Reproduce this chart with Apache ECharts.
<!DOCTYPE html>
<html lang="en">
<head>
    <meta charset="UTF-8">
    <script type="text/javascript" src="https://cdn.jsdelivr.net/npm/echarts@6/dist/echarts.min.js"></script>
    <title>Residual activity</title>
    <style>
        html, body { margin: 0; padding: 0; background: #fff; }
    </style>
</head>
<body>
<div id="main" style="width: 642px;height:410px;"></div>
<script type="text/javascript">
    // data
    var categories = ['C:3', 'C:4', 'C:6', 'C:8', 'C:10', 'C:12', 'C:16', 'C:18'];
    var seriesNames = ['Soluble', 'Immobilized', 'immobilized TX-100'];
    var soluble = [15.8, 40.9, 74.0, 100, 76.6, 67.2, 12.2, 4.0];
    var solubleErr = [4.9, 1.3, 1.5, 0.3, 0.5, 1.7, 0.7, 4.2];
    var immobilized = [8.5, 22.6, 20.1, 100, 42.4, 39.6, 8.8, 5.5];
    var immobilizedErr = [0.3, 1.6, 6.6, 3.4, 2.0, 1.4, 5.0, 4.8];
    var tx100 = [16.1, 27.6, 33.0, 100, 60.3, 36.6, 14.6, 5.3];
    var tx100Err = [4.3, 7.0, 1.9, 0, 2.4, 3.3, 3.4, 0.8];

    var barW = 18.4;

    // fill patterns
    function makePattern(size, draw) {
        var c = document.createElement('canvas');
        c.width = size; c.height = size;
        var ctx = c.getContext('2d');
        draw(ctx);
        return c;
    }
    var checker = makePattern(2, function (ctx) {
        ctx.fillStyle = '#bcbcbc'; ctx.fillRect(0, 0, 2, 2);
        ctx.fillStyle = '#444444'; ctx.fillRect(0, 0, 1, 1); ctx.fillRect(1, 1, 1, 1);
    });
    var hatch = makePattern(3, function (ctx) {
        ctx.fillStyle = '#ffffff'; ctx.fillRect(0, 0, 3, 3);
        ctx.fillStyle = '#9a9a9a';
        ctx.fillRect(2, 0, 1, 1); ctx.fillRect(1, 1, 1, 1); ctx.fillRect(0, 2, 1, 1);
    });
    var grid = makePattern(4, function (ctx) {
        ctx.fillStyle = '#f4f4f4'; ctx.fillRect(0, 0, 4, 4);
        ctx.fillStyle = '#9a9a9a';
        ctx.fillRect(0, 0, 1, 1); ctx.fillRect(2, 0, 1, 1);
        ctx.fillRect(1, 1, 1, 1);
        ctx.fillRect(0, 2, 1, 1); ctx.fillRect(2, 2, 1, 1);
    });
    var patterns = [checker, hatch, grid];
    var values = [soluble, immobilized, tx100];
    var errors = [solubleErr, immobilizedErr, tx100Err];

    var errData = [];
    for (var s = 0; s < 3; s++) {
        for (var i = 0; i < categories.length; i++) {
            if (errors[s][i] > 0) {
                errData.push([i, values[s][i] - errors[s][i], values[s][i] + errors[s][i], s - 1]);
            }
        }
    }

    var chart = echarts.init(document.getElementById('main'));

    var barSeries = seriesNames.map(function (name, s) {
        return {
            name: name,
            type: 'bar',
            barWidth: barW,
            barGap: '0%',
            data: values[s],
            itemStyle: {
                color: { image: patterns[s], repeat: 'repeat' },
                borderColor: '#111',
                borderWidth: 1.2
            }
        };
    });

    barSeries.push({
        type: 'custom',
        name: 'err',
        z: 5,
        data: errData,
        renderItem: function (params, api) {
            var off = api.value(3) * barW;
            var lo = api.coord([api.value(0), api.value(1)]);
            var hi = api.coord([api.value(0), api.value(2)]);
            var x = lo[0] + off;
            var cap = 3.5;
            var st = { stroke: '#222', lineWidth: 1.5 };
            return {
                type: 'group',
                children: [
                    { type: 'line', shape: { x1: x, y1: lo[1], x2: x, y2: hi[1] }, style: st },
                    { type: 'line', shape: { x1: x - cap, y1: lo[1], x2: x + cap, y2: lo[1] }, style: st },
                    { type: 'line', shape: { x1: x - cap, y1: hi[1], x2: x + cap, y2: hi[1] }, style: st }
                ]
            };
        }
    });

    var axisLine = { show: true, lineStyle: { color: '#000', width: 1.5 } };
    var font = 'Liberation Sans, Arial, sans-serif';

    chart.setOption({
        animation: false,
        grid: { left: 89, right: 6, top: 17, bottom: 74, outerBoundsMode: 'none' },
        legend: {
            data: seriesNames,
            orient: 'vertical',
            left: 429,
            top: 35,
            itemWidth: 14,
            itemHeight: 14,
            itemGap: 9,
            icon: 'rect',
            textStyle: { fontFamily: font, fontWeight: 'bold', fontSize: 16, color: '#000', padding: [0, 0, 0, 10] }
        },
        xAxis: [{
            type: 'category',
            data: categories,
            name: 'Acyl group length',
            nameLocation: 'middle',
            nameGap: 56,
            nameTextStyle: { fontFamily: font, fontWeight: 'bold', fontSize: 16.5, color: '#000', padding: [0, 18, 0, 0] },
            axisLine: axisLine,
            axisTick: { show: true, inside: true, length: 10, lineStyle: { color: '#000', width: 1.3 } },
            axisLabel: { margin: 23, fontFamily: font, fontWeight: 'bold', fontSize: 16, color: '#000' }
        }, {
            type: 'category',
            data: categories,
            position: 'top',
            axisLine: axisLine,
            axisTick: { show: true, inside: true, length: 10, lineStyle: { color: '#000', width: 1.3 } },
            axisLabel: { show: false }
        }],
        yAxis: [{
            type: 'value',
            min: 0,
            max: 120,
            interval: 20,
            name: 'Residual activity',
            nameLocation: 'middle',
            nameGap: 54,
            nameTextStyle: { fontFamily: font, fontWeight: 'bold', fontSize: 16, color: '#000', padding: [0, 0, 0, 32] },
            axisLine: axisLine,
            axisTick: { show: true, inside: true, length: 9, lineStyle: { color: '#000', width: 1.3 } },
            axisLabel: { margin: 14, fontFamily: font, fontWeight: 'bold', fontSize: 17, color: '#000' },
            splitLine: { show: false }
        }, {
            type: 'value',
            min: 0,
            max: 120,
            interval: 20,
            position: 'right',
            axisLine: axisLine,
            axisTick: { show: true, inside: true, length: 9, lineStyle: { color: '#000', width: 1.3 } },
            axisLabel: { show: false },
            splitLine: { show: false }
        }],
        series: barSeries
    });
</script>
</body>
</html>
++++++
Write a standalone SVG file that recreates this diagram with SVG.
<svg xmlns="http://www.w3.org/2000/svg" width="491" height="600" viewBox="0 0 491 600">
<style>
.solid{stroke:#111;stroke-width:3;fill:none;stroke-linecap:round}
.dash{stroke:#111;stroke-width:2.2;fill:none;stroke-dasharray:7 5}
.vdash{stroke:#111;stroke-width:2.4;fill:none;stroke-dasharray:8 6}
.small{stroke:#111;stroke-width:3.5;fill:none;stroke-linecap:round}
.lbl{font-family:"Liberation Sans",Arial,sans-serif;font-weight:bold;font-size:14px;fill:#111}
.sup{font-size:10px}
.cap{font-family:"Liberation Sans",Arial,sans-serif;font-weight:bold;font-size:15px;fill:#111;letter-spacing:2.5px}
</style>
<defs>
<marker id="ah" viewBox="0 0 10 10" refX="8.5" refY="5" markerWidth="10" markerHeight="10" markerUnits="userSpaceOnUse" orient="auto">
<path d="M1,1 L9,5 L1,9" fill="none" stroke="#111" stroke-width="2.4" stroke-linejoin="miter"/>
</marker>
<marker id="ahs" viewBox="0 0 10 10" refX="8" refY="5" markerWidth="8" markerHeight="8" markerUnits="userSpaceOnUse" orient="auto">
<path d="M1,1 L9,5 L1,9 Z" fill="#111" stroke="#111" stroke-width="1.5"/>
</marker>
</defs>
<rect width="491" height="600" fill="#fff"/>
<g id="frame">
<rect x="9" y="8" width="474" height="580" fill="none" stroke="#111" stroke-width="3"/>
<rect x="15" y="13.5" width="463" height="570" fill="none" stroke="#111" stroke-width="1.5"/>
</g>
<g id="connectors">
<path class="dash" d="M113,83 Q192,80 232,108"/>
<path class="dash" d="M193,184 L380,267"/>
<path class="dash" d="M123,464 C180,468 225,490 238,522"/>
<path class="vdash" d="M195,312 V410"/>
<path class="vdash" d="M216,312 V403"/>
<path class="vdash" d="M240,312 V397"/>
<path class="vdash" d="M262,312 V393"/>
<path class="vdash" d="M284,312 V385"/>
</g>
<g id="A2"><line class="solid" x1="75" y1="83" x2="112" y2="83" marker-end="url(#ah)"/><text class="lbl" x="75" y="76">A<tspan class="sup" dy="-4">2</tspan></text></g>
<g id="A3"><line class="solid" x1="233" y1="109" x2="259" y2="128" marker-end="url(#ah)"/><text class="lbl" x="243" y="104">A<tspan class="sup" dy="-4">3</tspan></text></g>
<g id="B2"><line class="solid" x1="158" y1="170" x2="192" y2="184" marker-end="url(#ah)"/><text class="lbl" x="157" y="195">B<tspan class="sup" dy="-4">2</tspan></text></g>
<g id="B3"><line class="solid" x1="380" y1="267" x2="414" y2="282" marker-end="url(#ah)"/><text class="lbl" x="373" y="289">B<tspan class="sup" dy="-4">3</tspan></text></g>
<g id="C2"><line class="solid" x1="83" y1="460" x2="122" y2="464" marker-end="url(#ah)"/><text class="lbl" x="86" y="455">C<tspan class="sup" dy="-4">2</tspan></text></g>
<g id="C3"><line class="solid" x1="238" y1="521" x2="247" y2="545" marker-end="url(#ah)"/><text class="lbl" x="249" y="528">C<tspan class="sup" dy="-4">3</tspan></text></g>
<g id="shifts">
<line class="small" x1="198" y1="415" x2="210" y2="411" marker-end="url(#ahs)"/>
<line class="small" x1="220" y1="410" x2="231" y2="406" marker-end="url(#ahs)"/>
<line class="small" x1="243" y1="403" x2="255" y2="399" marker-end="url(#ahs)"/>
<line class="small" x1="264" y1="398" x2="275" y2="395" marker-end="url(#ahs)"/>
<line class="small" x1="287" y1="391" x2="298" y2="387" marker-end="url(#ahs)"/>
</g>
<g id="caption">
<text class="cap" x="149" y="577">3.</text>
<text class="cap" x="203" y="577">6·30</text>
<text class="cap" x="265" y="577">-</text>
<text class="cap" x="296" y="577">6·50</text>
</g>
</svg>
++++++
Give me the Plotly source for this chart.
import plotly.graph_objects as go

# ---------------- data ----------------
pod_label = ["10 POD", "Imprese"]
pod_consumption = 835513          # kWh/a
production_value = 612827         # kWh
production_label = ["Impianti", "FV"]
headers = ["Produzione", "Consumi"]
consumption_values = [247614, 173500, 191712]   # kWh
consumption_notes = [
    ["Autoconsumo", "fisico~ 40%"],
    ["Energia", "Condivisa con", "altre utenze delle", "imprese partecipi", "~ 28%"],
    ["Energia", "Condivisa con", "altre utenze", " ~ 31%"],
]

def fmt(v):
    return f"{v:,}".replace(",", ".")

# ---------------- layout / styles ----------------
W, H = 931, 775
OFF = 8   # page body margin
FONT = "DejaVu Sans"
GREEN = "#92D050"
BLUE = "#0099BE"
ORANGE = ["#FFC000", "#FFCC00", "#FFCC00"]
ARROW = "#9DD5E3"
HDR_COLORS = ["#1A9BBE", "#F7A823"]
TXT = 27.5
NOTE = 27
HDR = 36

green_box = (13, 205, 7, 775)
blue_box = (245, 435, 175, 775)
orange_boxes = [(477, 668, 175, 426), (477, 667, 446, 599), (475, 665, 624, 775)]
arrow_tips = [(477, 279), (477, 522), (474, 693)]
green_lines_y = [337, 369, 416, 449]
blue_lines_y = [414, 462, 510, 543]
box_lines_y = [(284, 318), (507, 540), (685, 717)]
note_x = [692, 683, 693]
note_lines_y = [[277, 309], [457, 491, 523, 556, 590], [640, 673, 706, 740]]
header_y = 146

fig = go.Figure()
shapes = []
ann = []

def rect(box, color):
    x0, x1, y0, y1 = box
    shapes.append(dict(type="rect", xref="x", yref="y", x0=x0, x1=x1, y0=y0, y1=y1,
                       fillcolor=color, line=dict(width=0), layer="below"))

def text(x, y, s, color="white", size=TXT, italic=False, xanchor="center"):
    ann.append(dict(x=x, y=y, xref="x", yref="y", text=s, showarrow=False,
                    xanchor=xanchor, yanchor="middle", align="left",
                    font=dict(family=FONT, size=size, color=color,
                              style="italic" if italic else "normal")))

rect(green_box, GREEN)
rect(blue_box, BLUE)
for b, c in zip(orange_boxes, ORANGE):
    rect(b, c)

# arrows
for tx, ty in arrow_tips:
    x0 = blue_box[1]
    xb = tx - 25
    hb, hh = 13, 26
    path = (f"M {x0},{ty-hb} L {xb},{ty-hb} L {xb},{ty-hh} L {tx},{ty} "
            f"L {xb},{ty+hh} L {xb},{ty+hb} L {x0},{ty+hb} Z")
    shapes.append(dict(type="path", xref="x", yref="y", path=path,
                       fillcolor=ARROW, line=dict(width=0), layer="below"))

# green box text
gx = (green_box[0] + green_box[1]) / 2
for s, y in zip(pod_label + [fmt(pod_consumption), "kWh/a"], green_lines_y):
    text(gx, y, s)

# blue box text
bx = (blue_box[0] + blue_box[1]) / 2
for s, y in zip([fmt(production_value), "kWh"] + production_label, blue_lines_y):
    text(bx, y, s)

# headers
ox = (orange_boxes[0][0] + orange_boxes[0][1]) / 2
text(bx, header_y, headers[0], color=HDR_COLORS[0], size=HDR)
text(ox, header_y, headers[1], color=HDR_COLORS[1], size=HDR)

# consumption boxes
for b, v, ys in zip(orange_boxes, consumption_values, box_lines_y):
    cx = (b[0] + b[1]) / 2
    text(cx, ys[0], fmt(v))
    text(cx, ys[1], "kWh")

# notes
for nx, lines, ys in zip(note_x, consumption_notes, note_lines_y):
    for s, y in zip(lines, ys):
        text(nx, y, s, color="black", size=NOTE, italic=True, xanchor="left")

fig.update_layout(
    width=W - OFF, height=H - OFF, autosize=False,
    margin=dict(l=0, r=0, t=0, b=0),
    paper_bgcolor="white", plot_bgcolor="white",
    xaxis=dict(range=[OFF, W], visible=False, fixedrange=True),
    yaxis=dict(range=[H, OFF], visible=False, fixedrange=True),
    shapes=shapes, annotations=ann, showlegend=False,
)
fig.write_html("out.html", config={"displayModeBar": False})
++++++
**OBJECTIVE:**
Print exactly the lines from the line with "Reproduce this chart with Apache ECharts." to the line with "var barW = 18.4;", both included, and nothing else.

**EXERCISE RESULT:**
Reproduce this chart with Apache ECharts.
<!DOCTYPE html>
<html lang="en">
<head>
    <meta charset="UTF-8">
    <script type="text/javascript" src="https://cdn.jsdelivr.net/npm/echarts@6/dist/echarts.min.js"></script>
    <title>Residual activity</title>
    <style>
        html, body { margin: 0; padding: 0; background: #fff; }
    </style>
</head>
<body>
<div id="main" style="width: 642px;height:410px;"></div>
<script type="text/javascript">
    // data
    var categories = ['C:3', 'C:4', 'C:6', 'C:8', 'C:10', 'C:12', 'C:16', 'C:18'];
    var seriesNames = ['Soluble', 'Immobilized', 'immobilized TX-100'];
    var soluble = [15.8, 40.9, 74.0, 100, 76.6, 67.2, 12.2, 4.0];
    var solubleErr = [4.9, 1.3, 1.5, 0.3, 0.5, 1.7, 0.7, 4.2];
    var immobilized = [8.5, 22.6, 20.1, 100, 42.4, 39.6, 8.8, 5.5];
    var immobilizedErr = [0.3, 1.6, 6.6, 3.4, 2.0, 1.4, 5.0, 4.8];
    var tx100 = [16.1, 27.6, 33.0, 100, 60.3, 36.6, 14.6, 5.3];
    var tx100Err = [4.3, 7.0, 1.9, 0, 2.4, 3.3, 3.4, 0.8];

    var barW = 18.4;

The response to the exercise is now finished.